Step 3 — adjust the target coefficient

For every row of results.csv, the adjuster (glue/adjust.py) looks up each partner from step 1, multiplies its ratio by that client's fitted glue runtime, and sums:

\[ \Delta_\text{glue} = \sum_g \texttt{ratio}_g \cdot \texttt{glue runtime ms}_g \]
\[ \text{adjusted target coef ms} = \max\!\big(0,\ \text{target coef ms} - \Delta_\text{glue} \big) \]

The lower and upper CI bounds are shifted by the same \(\Delta_\text{glue}\) and clipped at zero identically. Only the target coefficient is adjusted — the intercept and model_params extras are left alone.

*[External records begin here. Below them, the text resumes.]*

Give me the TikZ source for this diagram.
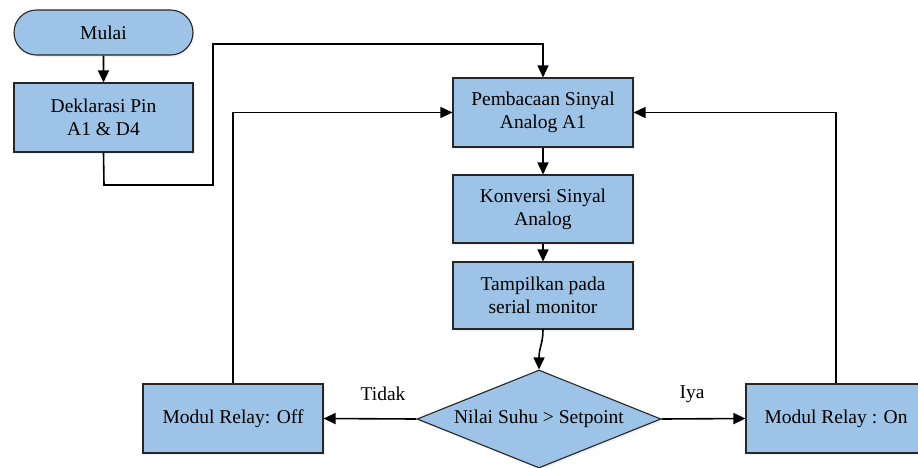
\documentclass[tikz,border=0pt]{standalone}
\usepackage{fontspec}
\setmainfont{Liberation Serif}
\usetikzlibrary{arrows.meta,shapes.geometric,shapes.misc,shadows}
\definecolor{boxfill}{HTML}{9DC3E6}
\definecolor{boxline}{HTML}{262626}
\tikzset{
  every node/.style={font=\fontsize{19.5}{23}\selectfont},
  fc/.style={draw=boxline, line width=1.1pt, fill=boxfill, align=center, inner sep=0pt,
    drop shadow={opacity=0.12, shadow xshift=1.5pt, shadow yshift=-2pt}},
  procbox/.style={fc, rectangle, minimum width=180pt, minimum height=69pt},
  termbox/.style={fc, rounded rectangle, minimum width=179pt, minimum height=45pt},
  decbox/.style={fc, diamond, minimum width=244pt, minimum height=98pt},
  conn/.style={line width=1.6pt, -{Triangle[length=12pt,width=11pt]}},
  lbl/.style={inner sep=0pt}
}
\begin{document}
\begin{tikzpicture}[x=1pt,y=-1pt]
\clip (0,0) rectangle (918,467);
\fill[white] (0,0) rectangle (918,467);
\node[termbox] (mulai) at (103.5,32.5) {Mulai};
\node[procbox, minimum width=179pt] (dekl) at (103.5,117.5) {Deklarasi Pin\\A1 \& D4};
\node[procbox] (baca) at (543,112.5) {Pembacaan Sinyal\\Analog A1};
\node[procbox, minimum height=68pt] (konv) at (543,209) {Konversi Sinyal\\Analog};
\node[procbox, minimum height=67pt] (tamp) at (543,295.5) {Tampilkan pada\\serial monitor};
\node[decbox] (dec) at (539,419) {};
\node[lbl] (dectext) at (dec.center) {Nilai Suhu > Setpoint};
\node[procbox] (off) at (233,418.5) {Modul Relay: Off};
\node[procbox] (on) at (836,418.5) {Modul Relay : On};
\node[lbl] (tidak) at (383,394) {Tidak};
\node[lbl] (iya) at (692,394) {Iya};
\coordinate (c1) at (104,185);
\coordinate (c2) at (213,185);
\coordinate (c3) at (213,44);
\draw[conn] (mulai) -- (dekl);
\draw[conn] (dekl.south) -- (c1) -- (c2) -- (c3) -| (baca.north);
\draw[conn] (baca) -- (konv);
\draw[conn] (konv) -- (tamp);
\draw[conn] (tamp.south) .. controls ([yshift=-14pt]tamp.south) and ([yshift=22pt]dec.north) .. (dec.north);
\draw[conn] (dec.west) -- (off.east);
\draw[conn] (dec.east) -- (on.west);
\draw[conn] (off.north) |- (baca.west);
\draw[conn] (on.north) |- (baca.east);
\end{tikzpicture}
\end{document}
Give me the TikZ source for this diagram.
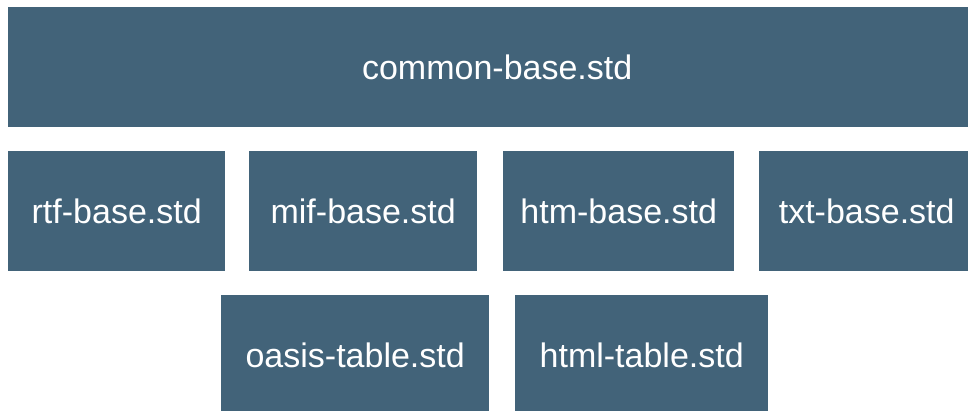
\documentclass[tikz,border=0pt]{standalone}
\usepackage{fontspec}
\setmainfont{Liberation Sans}
\definecolor{boxblue}{RGB}{66,99,121}
\begin{document}
\begin{tikzpicture}[x=1pt,y=-1pt,
  blk/.style={fill=boxblue,draw=none,anchor=north west,inner sep=0pt,
    text=white,font=\fontsize{34}{40}\selectfont,minimum height=#1},
  blk/.default=120]
\useasboundingbox (0,0) rectangle (968,411);
\clip (0,0) rectangle (968,411);
\node[blk=120.5,minimum width=978] (common) at (8,6.5) {common-base.std};
\node[blk,minimum width=217] (rtf) at (8,151) {rtf-base.std};
\node[blk,minimum width=228] (mif) at (249,151) {mif-base.std};
\node[blk,minimum width=231] (htm) at (503,151) {htm-base.std};
\node[blk,minimum width=215] (txt) at (759,151) {txt-base.std};
\node[blk,minimum width=268] (oasis) at (221,295) {oasis-table.std};
\node[blk,minimum width=253] (html) at (515,295) {html-table.std};
\end{tikzpicture}
\end{document}
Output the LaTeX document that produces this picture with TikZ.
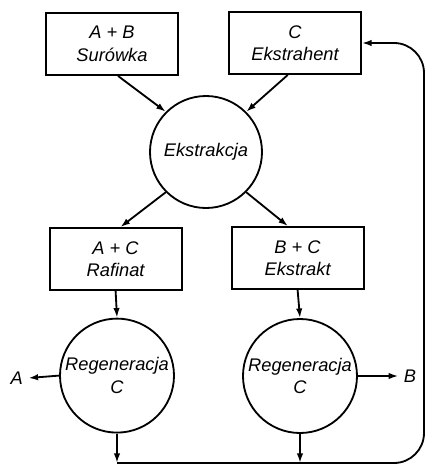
\documentclass[tikz,border=0pt]{standalone}
\usepackage{fontspec}
\setmainfont{Liberation Sans}
\usetikzlibrary{arrows.meta}
\begin{document}
\begin{tikzpicture}[line width=1.3pt,
  >={Latex[length=2.4mm,width=1.6mm]},
  napis/.style={font=\fontsize{13}{16}\selectfont\itshape},
  blok/.style={draw,napis,minimum width=3.3cm,minimum height=1.55cm,align=center},
  krag/.style={draw,circle,napis,minimum size=#1,inner sep=0pt,align=center}]
\useasboundingbox(0,0)rectangle(10.65cm,-11.825cm);
% zasilanie
\node[blok](surowka)at(2.8,-1.1){A + B\\Surówka};
\node[blok](ekstrahent)at(7.375,-1.075){C\\Ekstrahent};
\node[krag=2.8cm](ekstr)at(5.15,-3.8){Ekstrakcja};
% produkty ekstrakcji
\node[blok](rafinat)at(2.89,-6.475){A + C\\Rafinat};
\node[blok](ekstrakt)at(7.44,-6.45){B + C\\Ekstrakt};
\node[krag=2.85cm](regA)at(2.925,-9.39){Regeneracja\\C};
\node[krag=2.85cm](regB)at(7.5,-9.4){Regeneracja\\C};
\node[napis](A)at(0.42,-9.45){A};
\node[napis](B)at(10.25,-9.4){B};
\coordinate(dol)at(0,-11.575);
\coordinate(prawo)at(10.6,0);
\draw[->]([xshift=0.15cm]surowka.south)--(ekstr.north west);
\draw[->]([xshift=-0.18cm]ekstrahent.south)--(ekstr.north east);
\draw[->](ekstr.south west)--([xshift=0.12cm]rafinat.north);
\draw[->](ekstr.south east)--([xshift=-0.24cm]ekstrakt.north);
\draw[->](rafinat.south)--(regA.north);
\draw[->](ekstrakt.south)--(regB.north);
\draw[->](regA.west)--(A.east);
\draw[->](regB.east)--(B.west);
\draw[->](regA.south)--(regA.south |- dol);
\draw[->](regB.south)--(regB.south |- dol);
% zawrot ekstrahenta
\draw[->,rounded corners=0.75cm](regA.south |- dol)--(dol -| prawo)--(ekstrahent.east -| prawo)--(ekstrahent.east);
\end{tikzpicture}
\end{document}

Per-glue-fit quality gates

A glue opcode contributes to \(\Delta_\text{glue}\) only if its per-client fit passes both:

Knob Default
glue_contribution_p_value_threshold 0.05
glue_contribution_rsquared_threshold 0.5

A partner whose fit failed, was skipped (POP/STOP), or has NaN statistics is dropped from the sum. Every such skip is recorded; the proposal report's Missing glue adjustments warnings section enumerates the affected (client, gas_param) pairs so reviewers know which proposed values don't carry a glue correction.

What lands on disk

When glue_adjustment.enabled: true:

  • glue_results.csv — per (client, glue_opcode) fit results.
  • glue_opcodes_by_test.csv — per-test partner ratios from step 1.
  • glue_opcodes_autogenerated_report.md — per-opcode summary with plots.
  • The proposal layer consumes adjusted_target_coef_* columns wherever a matching row exists; absent rows fall back to the original target_coef_*.